<<<<

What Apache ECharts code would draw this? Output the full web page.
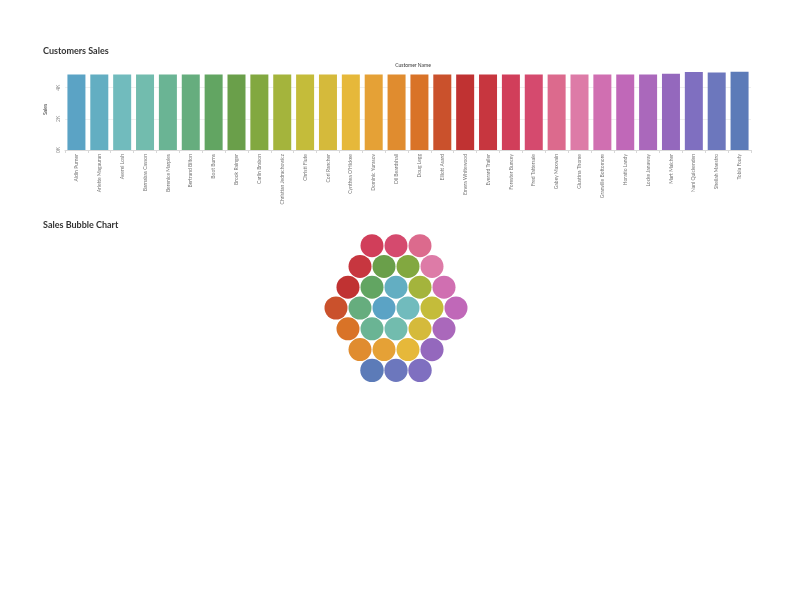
<!DOCTYPE html>
<html>
<head>
<meta charset="utf-8">
<script src="https://cdn.jsdelivr.net/npm/echarts@6/dist/echarts.min.js"></script>
<style>
    html, body { margin: 0; padding: 0; background: #fff; }
    #chart { width: 792px; height: 612px; }
</style>
</head>
<body>
<div id="chart"></div>
<script>
// customers, in the order of the bar chart
const customers = [
    'Aldin Purner', 'Arlette Magauran', 'Averel Losh', 'Barnabas Casson', 'Berenice Marples',
    'Bertrand Bilton', 'Boot Burns', 'Brook Rainger', 'Carlin Brabon', 'Christian Jedrachowicz',
    'Christi Flute', 'Cori Rancher', "Cynthea O'Hickee", 'Dominic Yurasov', 'Dil Beardshall',
    'Doug Legg', 'Elliott Asard', 'Emera Whitewood', 'Everard Trailer', 'Forester Buncey',
    'Fred Tattersale', 'Gabey Maxwain', 'Giustina Thome', 'Granville Bottomore', 'Horatio Landy',
    'Locke Janaway', 'Mart Malcher', 'Nani Quickenden', 'Sheilah Maestro', 'Tobia Fouty'
];

// sales per customer
const sales = [
    4840, 4840, 4840, 4840, 4840,
    4840, 4840, 4840, 4840, 4840,
    4840, 4840, 4840, 4840, 4840,
    4840, 4840, 4840, 4840, 4840,
    4840, 4840, 4840, 4840, 4840,
    4840, 4900, 5010, 4970, 5030
];

const salesTicks = [0, 2000, 4000];

// one colour per customer
const palette = [
    '#5ba3c5', '#63aec2', '#71bbbd', '#72bcae', '#6ab494',
    '#66ad7e', '#62a562', '#6a9f4a', '#82a840', '#a4b43c',
    '#c4bc3a', '#d5ba3b', '#e6b83a', '#e5a136', '#e08c2f',
    '#d97327', '#ca512c', '#c03232', '#c7363f', '#d13e5a',
    '#d54a6e', '#dc6a8d', '#dd7ba7', '#d06fb1', '#c068b8',
    '#aa68bb', '#9468bd', '#7f6fc0', '#6c77bd', '#5c7bb8'
];

const FONT = 'Lato, "Open Sans", sans-serif';

// hex spiral: first bubble in the middle, then ring after ring,
// each ring walked clockwise starting just left of 12 o'clock
function packHex(count, step) {
    const h = step * Math.sqrt(3) / 2;
    const cells = [];
    const R = 6;
    for (let q = -R; q <= R; q++) {
        for (let r = -R; r <= R; r++) {
            const ring = Math.max(Math.abs(q), Math.abs(r), Math.abs(q + r));
            if (ring > R) continue;
            const x = step * (q + r / 2), y = h * r;
            let key = Math.atan2(y, x) * 180 / Math.PI + 90 + 15;
            key = ((key % 360) + 360) % 360;
            cells.push({ x, y, ring, key });
        }
    }
    cells.sort((a, b) => a.ring - b.ring || a.key - b.key);

    const pts = cells.slice(0, count).map(c => [c.x, c.y]);
    const xs = pts.map(p => p[0]), ys = pts.map(p => p[1]);
    const mx = (Math.min(...xs) + Math.max(...xs)) / 2;
    const my = (Math.min(...ys) + Math.max(...ys)) / 2;
    return pts.map(p => [p[0] - mx, p[1] - my]);
}

const bubblePos = packHex(customers.length, 24);
const bubbleData = customers.map((name, i) => [bubblePos[i][0], bubblePos[i][1], sales[i], name]);

const chart = echarts.init(document.getElementById('chart'), null, { renderer: 'canvas' });

chart.setOption({
    backgroundColor: '#fff',
    animation: false,
    textStyle: { fontFamily: FONT },
    title: [
        {
            text: 'Customers Sales', left: 38, top: 42,
            textStyle: { fontSize: 9, fontWeight: 'bold', color: '#333', fontFamily: FONT }
        },
        {
            text: 'Customer Name', left: 408, top: 58, textAlign: 'center',
            textStyle: { fontSize: 5, fontWeight: 'normal', color: '#333', fontFamily: FONT }
        },
        {
            text: 'Sales Bubble Chart', left: 38, top: 216,
            textStyle: { fontSize: 9, fontWeight: 'bold', color: '#333', fontFamily: FONT }
        }
    ],
    grid: [
        { left: 65, right: 41, top: 69, bottom: 462 },
        { left: 296, top: 208, width: 200, height: 200 }
    ],
    xAxis: [
        {
            type: 'category', gridIndex: 0, data: customers,
            axisLine: { show: true, lineStyle: { color: '#d8d8d8', width: 1 } },
            axisTick: { show: true, length: 3, lineStyle: { color: '#d8d8d8' } },
            axisLabel: {
                rotate: 90, fontSize: 5, color: '#777', margin: 4, interval: 0, fontFamily: FONT
            }
        },
        { type: 'value', gridIndex: 1, min: -100, max: 100, show: false }
    ],
    yAxis: [
        {
            type: 'value', gridIndex: 0, min: 0, max: 5200, interval: 2000,
            name: 'Sales', nameLocation: 'middle', nameRotate: 90, nameGap: 10,
            nameTextStyle: { fontSize: 5, color: '#333', fontFamily: FONT },
            axisLine: { show: false },
            axisTick: { show: false },
            axisLabel: {
                rotate: 90, fontSize: 5, color: '#888', margin: 4, fontFamily: FONT,
                formatter: v => salesTicks.includes(v) ? (v / 1000) + 'K' : ''
            },
            splitLine: { show: true, showMaxLine: false, lineStyle: { color: '#f0f0f0', width: 1 } }
        },
        { type: 'value', gridIndex: 1, min: -100, max: 100, inverse: true, show: false }
    ],
    series: [
        {
            name: 'Sales', type: 'bar', xAxisIndex: 0, yAxisIndex: 0,
            data: sales, barWidth: 18,
            itemStyle: { color: p => palette[p.dataIndex] }
        },
        {
            name: 'Bubbles', type: 'scatter', xAxisIndex: 1, yAxisIndex: 1,
            data: bubbleData,
            symbolSize: v => 0.3306 * Math.sqrt(v[2]),
            itemStyle: { color: p => palette[p.dataIndex], opacity: 1 }
        }
    ]
});
</script>
</body>
</html>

>>>>

* WHAT IS NEEDED: Restate only the lines running from the start of the material above through the line containing "const salesTicks = [0, 2000, 4000];", ends included. No pictures.

* THE OUTPUT:
What Apache ECharts code would draw this? Output the full web page.
<!DOCTYPE html>
<html>
<head>
<meta charset="utf-8">
<script src="https://cdn.jsdelivr.net/npm/echarts@6/dist/echarts.min.js"></script>
<style>
    html, body { margin: 0; padding: 0; background: #fff; }
    #chart { width: 792px; height: 612px; }
</style>
</head>
<body>
<div id="chart"></div>
<script>
// customers, in the order of the bar chart
const customers = [
    'Aldin Purner', 'Arlette Magauran', 'Averel Losh', 'Barnabas Casson', 'Berenice Marples',
    'Bertrand Bilton', 'Boot Burns', 'Brook Rainger', 'Carlin Brabon', 'Christian Jedrachowicz',
    'Christi Flute', 'Cori Rancher', "Cynthea O'Hickee", 'Dominic Yurasov', 'Dil Beardshall',
    'Doug Legg', 'Elliott Asard', 'Emera Whitewood', 'Everard Trailer', 'Forester Buncey',
    'Fred Tattersale', 'Gabey Maxwain', 'Giustina Thome', 'Granville Bottomore', 'Horatio Landy',
    'Locke Janaway', 'Mart Malcher', 'Nani Quickenden', 'Sheilah Maestro', 'Tobia Fouty'
];

// sales per customer
const sales = [
    4840, 4840, 4840, 4840, 4840,
    4840, 4840, 4840, 4840, 4840,
    4840, 4840, 4840, 4840, 4840,
    4840, 4840, 4840, 4840, 4840,
    4840, 4840, 4840, 4840, 4840,
    4840, 4900, 5010, 4970, 5030
];

const salesTicks = [0, 2000, 4000];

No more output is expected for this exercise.